Comecei a ler e reler alguns livros durante as férias, e na noite em que se inaugurou chuva no meu sertão, A Mulher Desiludida me escolheu.
O livro foi escrito em 1967, por Simone de Beauvoir, ícone do feminismo e o livro para muitos é uma obra clássica do movimento. Não sei, não busquei saber as intenções dela ao escrever, queria me envolver com a obra a partir da literatura, sem os olhos da sociologia ou de qualquer política, primeiro porque não tenho cacife pra análise e segundo porque a literatura é, embora libertação, encantamento. Aqui estou para apreciar.
O livro traz a história de três mulheres maduras envoltas por solidão, tragédias pessoais, fracassos.
A primeira história, “A Idade da Discrição”, traz a história de uma escritora, casada, mãe de um único filho – Filipe, que resolve contrariar os pais quanto à decisão política e abre mão da defesa de sua tese em nome de uma promoção conseguida pelo sogro. O pai, complacente à escolha do filho, acha exagerada a rejeição da mãe, que o acusa de arrivismo e decide romper relações com ele, o que traz sofrimento aos dois, mas ainda assim ela segue, rígida. Em volta a tudo isso, ela vê críticas negativas à sua recente obra. Ela não consegue ser original e atribui o seu fracasso à idade.
Envelhecer tem se tornado um fardo. Uma das partes mais tocantes do texto, que me traz a refletir, é quando logo no inicio ela relata que a vida na academia, em liceus, a punha em contato com jovens alunos e isso a devolvia juventude, não custava para ela embeber-se dos sonhos e arroubos daqueles jovens. Mas ela percebia o envelhecimento do corpo e com isso algumas nulidades.
O segundo conto, “Monólogo”, traz a história de Murielle, que não consegue se livrar do sofrimento que a ronda depois do suicídio da filha. Envolta por ódio, ela questiona a Deus e enclausura corpo e alma.

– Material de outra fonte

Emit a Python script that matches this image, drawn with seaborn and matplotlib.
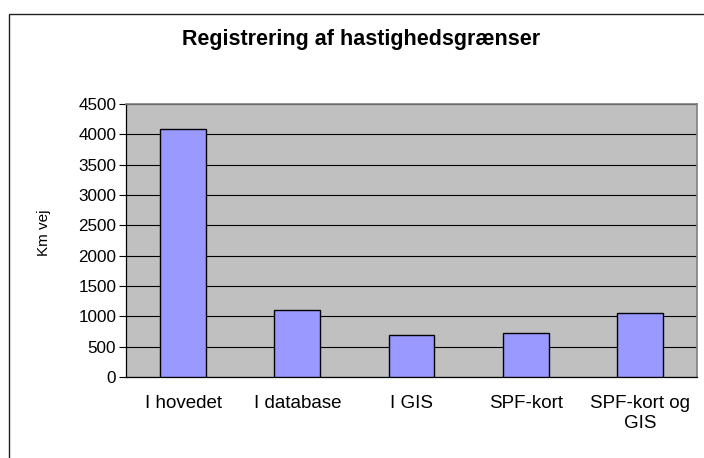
import matplotlib
matplotlib.use("Agg")
import matplotlib.pyplot as plt
import seaborn as sns
import pandas as pd
from matplotlib.patches import Rectangle

categories = ["I hovedet", "I database", "I GIS", "SPF-kort", "SPF-kort og\nGIS"]
values = [4080, 1110, 695, 723, 1055]
yticks = [0, 500, 1000, 1500, 2000, 2500, 3000, 3500, 4000, 4500]

title = "Registrering af hastighedsgrænser"
ylabel = "Km vej"

sns.set_theme(style="white")
plt.rcParams["font.family"] = ["Liberation Sans", "DejaVu Sans"]

W, H = 704, 458
fig = plt.figure(figsize=(W / 100, H / 100), dpi=100)
fig.patch.set_facecolor("white")
ax = fig.add_axes([126 / W, (H - 377) / H, (697 - 126) / W, (377 - 104) / H])

df = pd.DataFrame({"cat": categories, "val": values})
sns.barplot(data=df, x="cat", y="val", color="#9999FF", edgecolor="black",
            linewidth=1.0, width=0.4, saturation=1, ax=ax, zorder=3)

ax.set_facecolor("#C0C0C0")
ax.set_xlim(-0.5, len(categories) - 0.5)
ax.set_ylim(0, 4500)
ax.set_yticks(yticks)
ax.set_yticklabels([str(v) for v in yticks], fontsize=12.3, color="black")
ax.yaxis.grid(True, color="black", linewidth=0.8, zorder=1)
ax.set_axisbelow(True)

ax.set_xticks(range(len(categories)))
ax.set_xticklabels(categories, fontsize=13.5, linespacing=1.2, color="black")
ax.set_xticks([i - 0.5 for i in range(len(categories) + 1)], minor=True)
ax.tick_params(axis="x", which="major", length=0, pad=13)
ax.tick_params(axis="x", which="minor", length=5, width=0.8, color="black", direction="out")
ax.tick_params(axis="y", which="major", length=5, width=0.8, color="black", direction="out", pad=2, left=True)

ax.set_xlabel("")
ax.set_ylabel(ylabel, fontsize=11, color="black")
ax.yaxis.set_label_coords(-0.132, 0.527)

for s in ["left", "bottom"]:
    ax.spines[s].set_color("black")
    ax.spines[s].set_linewidth(0.9)
for s in ["top", "right"]:
    ax.spines[s].set_color("#808080")
    ax.spines[s].set_linewidth(1.2)

fig.text(361 / W, 1 - 40 / H, title, ha="center", va="center",
         fontsize=15.5, fontweight="bold", color="black")

fig.add_artist(Rectangle((9 / W, -0.05), 1.2, (H - 14) / H + 0.05, fill=False,
                         edgecolor="#222222", linewidth=1.0, transform=fig.transFigure))

fig.savefig("out.png", dpi=100)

O terceiro e último conto, o mais longo e angustiante também, “A Mulher Desiludida” ( Na versão original do livro – “A Mulher Destruída”), traz a história de Monique, uma mulher que abriu mão de sua carreira médica em nome da maternidade e do casamento com o também médico, Maurice. As duas filhas, Colette e Lucienne, já não moram mais com eles. A regularidade da rotina jamais a fez desconfiar da fidelidade do marido, com quem tinha momentos de lazer e prazer incríveis, uma vida regada a música, cinema e viagens. De repente, Monique foi surpreendida pela confissão do marido sobre a amante, Noellie, uma advogada bem sucedida e ascendente, o que a faz acusar o marido de arrivista, vaidoso e ambicioso, adjetivos que nunca fizeram parte da relação do casal.
Seu dia-a-dia está aqui escrito em diário, a linearidade do enredo nos aproxima do relato e sofrimento dela. Depois da descoberta ela desaba, e definha aos poucos. A decisão de não por um fim, tem de um lado a esperança de que ele volte a olhá-la e amá-la como antes, enquanto ela segue boicotando o fim, trazendo para ela a responsabilidade, ela não percebe que está mesmo é mergulhada em autocomiseração, ou até auto-sabotagem. Ela não vê a vida por outra perspectiva que não a do casamento. A vida dela é anulada em função da perseguição à vida dupla do marido. É uma autoflagelação que a conduz a perda de peso, hemorragias, depressão. Quando ele, Maurice, decide por um fim, depois de acusá-la terrivelmente pela situação – coisa que nós já vimos na vida real – ela é levada a passar dias com a filha em Nova Iorque. Quando volta, sabe que ele não mais está ali, há tempos não estava. Um medo gigante a ronda e ela segue sem força de recomeçar.
Apesar de toda literatura vemos pinceladas as ideias feministas, assim como críticas ao sistema capitalista. Um livro necessário.